* _EXERCISE INSTRUCTIONS_: In the entries below, repeat only the lines between those holding "Generate a LaTeX" and "end angle=345, radius=90];", inclusive. Leave pictures out.

[Records with drawing code]

+++

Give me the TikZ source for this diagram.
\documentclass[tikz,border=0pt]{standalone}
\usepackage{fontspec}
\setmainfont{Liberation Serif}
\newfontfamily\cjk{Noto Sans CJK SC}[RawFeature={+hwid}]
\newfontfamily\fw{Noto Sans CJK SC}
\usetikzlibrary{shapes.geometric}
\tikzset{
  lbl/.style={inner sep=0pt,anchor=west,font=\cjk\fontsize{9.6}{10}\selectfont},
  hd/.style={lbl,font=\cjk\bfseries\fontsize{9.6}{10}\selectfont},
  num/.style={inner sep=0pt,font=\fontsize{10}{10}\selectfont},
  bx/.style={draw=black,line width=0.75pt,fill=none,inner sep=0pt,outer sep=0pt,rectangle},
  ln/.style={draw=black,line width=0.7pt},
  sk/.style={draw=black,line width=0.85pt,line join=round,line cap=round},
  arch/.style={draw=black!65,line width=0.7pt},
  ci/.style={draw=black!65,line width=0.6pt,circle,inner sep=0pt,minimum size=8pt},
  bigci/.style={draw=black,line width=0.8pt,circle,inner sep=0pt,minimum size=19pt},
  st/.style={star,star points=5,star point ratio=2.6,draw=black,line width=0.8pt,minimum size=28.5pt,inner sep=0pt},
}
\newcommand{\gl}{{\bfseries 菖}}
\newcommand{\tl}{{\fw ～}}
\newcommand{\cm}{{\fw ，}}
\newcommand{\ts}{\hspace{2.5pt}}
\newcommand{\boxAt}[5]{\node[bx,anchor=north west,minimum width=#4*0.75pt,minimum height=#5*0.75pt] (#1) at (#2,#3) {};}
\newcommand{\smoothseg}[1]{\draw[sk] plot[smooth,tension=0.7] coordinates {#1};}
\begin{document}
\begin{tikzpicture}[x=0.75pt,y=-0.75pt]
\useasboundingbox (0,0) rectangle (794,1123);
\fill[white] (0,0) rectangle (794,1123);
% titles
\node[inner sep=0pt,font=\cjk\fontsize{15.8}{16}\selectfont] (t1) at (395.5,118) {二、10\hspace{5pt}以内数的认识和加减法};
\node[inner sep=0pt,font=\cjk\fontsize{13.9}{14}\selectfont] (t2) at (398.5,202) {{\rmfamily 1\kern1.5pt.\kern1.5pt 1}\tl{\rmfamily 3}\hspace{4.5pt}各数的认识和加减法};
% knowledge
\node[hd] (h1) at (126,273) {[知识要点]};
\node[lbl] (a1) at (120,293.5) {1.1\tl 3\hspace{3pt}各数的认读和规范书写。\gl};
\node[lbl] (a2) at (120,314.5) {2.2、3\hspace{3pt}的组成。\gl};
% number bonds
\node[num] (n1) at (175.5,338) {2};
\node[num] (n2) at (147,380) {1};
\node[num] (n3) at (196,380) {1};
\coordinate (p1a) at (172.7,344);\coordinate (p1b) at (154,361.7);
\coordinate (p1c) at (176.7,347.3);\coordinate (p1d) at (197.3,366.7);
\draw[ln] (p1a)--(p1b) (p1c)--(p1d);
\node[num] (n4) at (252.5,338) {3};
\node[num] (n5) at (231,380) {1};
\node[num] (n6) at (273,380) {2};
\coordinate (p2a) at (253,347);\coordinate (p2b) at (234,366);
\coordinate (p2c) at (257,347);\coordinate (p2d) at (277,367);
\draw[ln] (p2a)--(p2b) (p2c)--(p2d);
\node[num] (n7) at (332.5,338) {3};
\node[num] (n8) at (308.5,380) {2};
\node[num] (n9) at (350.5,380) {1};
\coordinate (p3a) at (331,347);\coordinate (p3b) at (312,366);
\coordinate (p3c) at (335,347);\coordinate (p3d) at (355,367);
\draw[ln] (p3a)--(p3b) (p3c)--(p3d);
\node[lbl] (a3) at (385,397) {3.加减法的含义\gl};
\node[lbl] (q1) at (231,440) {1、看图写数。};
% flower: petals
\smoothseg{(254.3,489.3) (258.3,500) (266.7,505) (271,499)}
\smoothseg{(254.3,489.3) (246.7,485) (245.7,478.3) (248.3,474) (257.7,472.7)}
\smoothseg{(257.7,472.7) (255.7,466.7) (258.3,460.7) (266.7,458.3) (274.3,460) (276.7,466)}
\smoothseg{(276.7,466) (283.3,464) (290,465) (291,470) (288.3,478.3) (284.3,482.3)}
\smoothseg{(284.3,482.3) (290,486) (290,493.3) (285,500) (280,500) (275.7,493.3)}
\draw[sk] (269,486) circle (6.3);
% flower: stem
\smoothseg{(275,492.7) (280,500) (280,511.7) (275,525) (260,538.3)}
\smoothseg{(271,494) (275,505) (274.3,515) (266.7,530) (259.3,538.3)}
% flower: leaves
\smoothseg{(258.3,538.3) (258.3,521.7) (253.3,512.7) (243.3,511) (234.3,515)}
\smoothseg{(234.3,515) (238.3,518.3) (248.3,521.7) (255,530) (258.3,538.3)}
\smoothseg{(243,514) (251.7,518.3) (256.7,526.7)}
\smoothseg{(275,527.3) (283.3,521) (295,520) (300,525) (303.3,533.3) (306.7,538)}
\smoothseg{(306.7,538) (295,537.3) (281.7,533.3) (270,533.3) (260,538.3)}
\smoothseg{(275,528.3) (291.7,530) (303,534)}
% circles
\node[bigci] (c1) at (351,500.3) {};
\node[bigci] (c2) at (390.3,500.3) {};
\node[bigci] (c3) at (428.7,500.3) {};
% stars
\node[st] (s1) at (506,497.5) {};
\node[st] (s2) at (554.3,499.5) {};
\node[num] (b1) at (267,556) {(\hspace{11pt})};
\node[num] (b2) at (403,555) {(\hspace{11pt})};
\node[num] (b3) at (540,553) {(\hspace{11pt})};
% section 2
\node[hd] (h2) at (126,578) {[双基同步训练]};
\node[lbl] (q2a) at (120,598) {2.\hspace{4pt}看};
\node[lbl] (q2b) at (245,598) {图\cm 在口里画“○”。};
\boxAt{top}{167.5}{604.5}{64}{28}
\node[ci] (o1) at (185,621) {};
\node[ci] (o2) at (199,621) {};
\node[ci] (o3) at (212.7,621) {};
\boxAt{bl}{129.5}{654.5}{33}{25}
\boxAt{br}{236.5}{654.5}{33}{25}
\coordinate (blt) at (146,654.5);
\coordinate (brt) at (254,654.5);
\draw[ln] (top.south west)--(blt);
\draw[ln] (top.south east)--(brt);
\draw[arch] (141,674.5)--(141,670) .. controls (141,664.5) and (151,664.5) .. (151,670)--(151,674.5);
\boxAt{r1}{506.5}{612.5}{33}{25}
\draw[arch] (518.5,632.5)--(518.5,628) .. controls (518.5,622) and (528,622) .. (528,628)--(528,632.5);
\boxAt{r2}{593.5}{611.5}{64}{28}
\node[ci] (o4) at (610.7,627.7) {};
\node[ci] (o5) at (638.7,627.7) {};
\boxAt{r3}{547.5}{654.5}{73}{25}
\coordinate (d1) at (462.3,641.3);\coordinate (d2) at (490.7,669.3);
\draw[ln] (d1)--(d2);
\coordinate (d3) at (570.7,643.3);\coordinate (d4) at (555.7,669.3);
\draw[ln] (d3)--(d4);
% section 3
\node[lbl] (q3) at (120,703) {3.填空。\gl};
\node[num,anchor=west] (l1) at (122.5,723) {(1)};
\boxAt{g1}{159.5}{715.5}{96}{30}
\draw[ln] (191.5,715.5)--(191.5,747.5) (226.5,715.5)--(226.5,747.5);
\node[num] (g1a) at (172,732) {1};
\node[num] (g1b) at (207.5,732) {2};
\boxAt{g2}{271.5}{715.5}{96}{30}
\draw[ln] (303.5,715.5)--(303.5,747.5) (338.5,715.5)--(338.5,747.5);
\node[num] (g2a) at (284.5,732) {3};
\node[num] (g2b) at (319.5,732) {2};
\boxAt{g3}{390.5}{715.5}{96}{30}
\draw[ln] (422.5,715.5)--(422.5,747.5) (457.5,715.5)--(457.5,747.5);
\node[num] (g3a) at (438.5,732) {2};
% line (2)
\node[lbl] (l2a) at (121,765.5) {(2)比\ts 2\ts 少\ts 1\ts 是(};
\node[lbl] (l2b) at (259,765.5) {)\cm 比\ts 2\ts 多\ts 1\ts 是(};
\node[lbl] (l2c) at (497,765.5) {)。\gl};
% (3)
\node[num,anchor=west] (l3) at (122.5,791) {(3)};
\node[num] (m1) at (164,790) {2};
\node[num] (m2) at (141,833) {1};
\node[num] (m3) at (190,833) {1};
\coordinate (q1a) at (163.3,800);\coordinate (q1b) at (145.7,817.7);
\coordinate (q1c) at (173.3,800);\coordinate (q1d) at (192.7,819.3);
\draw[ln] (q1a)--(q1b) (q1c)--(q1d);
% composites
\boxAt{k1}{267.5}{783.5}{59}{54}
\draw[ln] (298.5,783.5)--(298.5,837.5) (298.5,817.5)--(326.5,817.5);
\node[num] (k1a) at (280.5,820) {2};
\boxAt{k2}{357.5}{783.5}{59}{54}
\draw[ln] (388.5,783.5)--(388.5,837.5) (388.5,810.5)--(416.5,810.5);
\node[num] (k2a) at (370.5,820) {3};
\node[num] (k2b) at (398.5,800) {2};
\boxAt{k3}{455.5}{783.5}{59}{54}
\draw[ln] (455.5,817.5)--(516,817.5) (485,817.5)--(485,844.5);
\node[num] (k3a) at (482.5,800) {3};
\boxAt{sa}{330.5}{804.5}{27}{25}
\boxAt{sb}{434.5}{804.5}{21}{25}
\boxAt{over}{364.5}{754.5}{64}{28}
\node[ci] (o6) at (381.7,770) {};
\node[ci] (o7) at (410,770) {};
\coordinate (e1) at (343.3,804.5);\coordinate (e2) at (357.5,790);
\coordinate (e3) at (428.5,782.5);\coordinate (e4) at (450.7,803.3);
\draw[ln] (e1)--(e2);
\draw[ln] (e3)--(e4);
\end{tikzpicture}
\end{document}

+++

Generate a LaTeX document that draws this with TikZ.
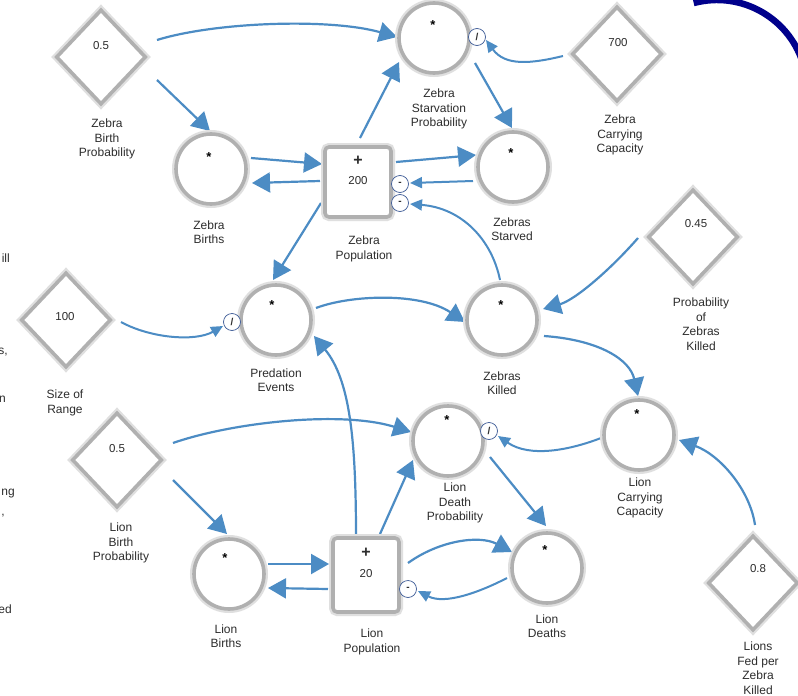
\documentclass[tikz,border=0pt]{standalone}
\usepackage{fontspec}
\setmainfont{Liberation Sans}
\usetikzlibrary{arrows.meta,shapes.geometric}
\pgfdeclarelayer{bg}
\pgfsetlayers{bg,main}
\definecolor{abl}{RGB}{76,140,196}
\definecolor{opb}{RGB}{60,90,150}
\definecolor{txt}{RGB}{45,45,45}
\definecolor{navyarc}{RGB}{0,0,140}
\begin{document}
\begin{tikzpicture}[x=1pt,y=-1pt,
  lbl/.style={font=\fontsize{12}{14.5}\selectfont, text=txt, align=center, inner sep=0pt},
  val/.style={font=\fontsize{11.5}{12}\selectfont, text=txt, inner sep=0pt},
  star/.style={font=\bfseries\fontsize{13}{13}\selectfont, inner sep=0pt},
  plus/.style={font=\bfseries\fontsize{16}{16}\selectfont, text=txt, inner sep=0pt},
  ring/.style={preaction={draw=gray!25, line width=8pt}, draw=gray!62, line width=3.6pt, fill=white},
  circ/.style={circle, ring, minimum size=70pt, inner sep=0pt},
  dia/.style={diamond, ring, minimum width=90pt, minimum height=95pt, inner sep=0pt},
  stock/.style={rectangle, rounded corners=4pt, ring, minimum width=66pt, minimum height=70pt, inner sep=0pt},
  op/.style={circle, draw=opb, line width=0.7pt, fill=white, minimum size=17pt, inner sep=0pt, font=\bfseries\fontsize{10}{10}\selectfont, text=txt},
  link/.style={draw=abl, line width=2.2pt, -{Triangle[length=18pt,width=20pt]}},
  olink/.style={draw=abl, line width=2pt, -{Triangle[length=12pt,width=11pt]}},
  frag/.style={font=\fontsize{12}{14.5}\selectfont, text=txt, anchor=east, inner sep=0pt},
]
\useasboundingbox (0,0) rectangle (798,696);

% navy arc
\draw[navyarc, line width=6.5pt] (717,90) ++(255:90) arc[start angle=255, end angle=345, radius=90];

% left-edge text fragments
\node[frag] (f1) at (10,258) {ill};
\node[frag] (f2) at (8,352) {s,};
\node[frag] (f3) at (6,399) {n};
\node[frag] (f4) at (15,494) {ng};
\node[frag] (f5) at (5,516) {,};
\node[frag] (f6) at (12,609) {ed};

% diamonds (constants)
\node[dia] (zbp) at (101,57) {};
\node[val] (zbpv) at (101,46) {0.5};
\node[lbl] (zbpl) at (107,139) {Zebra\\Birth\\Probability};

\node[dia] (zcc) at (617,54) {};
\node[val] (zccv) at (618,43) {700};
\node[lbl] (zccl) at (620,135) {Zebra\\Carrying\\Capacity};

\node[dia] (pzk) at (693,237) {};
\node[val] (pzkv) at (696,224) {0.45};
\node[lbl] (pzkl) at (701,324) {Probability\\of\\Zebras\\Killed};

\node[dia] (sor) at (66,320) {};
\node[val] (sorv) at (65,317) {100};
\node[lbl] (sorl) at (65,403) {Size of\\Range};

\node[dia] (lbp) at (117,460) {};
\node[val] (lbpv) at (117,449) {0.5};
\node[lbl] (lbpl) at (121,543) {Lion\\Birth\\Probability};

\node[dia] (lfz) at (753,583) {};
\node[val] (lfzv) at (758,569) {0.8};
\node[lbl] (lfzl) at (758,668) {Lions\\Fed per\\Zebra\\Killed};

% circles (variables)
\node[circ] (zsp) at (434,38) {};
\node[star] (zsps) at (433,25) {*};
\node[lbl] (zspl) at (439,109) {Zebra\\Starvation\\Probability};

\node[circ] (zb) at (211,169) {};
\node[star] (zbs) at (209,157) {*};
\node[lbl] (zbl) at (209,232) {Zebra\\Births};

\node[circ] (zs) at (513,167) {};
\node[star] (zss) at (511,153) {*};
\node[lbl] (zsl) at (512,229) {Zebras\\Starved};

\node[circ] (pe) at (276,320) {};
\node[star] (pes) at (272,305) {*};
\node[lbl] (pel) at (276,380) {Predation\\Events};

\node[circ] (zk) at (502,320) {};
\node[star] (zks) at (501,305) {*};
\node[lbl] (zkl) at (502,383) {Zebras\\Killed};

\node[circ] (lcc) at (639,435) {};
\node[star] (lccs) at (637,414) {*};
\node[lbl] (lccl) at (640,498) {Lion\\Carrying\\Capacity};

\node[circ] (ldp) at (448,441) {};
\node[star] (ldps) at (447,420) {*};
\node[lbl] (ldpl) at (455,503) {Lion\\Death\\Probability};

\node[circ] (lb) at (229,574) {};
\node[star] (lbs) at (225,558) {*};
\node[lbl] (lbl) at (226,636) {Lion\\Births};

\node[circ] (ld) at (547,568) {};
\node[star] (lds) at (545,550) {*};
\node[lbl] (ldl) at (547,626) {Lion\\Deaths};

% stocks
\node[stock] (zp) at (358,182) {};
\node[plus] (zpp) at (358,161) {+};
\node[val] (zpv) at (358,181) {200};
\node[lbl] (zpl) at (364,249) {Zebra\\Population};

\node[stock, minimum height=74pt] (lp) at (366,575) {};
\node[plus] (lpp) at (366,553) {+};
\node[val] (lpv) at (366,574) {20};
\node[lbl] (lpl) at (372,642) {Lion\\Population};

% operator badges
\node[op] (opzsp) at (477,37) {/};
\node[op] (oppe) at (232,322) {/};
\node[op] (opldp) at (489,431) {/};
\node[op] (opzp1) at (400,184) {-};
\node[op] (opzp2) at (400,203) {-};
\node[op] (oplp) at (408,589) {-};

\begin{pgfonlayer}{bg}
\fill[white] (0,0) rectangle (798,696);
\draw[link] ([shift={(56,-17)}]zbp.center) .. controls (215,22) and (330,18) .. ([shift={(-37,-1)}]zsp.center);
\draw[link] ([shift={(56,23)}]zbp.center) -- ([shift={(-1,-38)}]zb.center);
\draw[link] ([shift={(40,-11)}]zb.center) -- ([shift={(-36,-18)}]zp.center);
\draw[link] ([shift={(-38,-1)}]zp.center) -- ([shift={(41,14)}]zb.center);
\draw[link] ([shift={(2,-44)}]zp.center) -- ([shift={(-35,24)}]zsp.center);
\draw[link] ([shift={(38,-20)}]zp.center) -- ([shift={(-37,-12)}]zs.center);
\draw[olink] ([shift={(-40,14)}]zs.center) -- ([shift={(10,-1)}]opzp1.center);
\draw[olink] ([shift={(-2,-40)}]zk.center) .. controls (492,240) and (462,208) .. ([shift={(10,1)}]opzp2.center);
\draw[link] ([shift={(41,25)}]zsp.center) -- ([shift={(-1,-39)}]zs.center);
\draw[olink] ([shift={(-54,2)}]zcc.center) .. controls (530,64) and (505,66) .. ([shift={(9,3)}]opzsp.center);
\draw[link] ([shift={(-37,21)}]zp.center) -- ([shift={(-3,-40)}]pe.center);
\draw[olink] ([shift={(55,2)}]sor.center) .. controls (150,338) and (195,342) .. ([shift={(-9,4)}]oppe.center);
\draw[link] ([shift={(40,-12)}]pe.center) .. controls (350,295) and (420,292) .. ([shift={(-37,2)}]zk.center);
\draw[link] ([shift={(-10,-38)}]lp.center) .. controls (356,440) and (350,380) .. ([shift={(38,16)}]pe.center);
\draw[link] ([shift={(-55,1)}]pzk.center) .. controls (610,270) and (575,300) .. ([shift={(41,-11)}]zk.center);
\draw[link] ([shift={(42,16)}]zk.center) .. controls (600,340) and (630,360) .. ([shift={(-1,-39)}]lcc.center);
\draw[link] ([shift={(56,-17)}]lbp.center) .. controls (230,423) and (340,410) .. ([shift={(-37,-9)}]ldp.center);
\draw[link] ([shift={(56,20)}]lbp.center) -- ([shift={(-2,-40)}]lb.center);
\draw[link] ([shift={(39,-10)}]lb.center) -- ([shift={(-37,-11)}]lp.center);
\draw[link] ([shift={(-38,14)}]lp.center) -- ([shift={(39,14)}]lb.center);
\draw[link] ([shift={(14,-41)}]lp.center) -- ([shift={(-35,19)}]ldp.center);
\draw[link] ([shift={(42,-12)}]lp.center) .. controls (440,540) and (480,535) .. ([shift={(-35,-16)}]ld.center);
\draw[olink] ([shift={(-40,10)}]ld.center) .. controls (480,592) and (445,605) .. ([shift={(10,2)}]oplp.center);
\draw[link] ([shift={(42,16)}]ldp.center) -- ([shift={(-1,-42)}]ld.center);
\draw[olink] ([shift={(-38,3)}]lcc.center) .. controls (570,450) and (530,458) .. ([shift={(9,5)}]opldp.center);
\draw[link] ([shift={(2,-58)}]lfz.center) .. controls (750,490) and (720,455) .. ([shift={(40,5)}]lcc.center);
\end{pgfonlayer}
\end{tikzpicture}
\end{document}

+++

* _EXERCISE RESULT_:
Generate a LaTeX document that draws this with TikZ.
\documentclass[tikz,border=0pt]{standalone}
\usepackage{fontspec}
\setmainfont{Liberation Sans}
\usetikzlibrary{arrows.meta,shapes.geometric}
\pgfdeclarelayer{bg}
\pgfsetlayers{bg,main}
\definecolor{abl}{RGB}{76,140,196}
\definecolor{opb}{RGB}{60,90,150}
\definecolor{txt}{RGB}{45,45,45}
\definecolor{navyarc}{RGB}{0,0,140}
\begin{document}
\begin{tikzpicture}[x=1pt,y=-1pt,
  lbl/.style={font=\fontsize{12}{14.5}\selectfont, text=txt, align=center, inner sep=0pt},
  val/.style={font=\fontsize{11.5}{12}\selectfont, text=txt, inner sep=0pt},
  star/.style={font=\bfseries\fontsize{13}{13}\selectfont, inner sep=0pt},
  plus/.style={font=\bfseries\fontsize{16}{16}\selectfont, text=txt, inner sep=0pt},
  ring/.style={preaction={draw=gray!25, line width=8pt}, draw=gray!62, line width=3.6pt, fill=white},
  circ/.style={circle, ring, minimum size=70pt, inner sep=0pt},
  dia/.style={diamond, ring, minimum width=90pt, minimum height=95pt, inner sep=0pt},
  stock/.style={rectangle, rounded corners=4pt, ring, minimum width=66pt, minimum height=70pt, inner sep=0pt},
  op/.style={circle, draw=opb, line width=0.7pt, fill=white, minimum size=17pt, inner sep=0pt, font=\bfseries\fontsize{10}{10}\selectfont, text=txt},
  link/.style={draw=abl, line width=2.2pt, -{Triangle[length=18pt,width=20pt]}},
  olink/.style={draw=abl, line width=2pt, -{Triangle[length=12pt,width=11pt]}},
  frag/.style={font=\fontsize{12}{14.5}\selectfont, text=txt, anchor=east, inner sep=0pt},
]
\useasboundingbox (0,0) rectangle (798,696);

% navy arc
\draw[navyarc, line width=6.5pt] (717,90) ++(255:90) arc[start angle=255, end angle=345, radius=90];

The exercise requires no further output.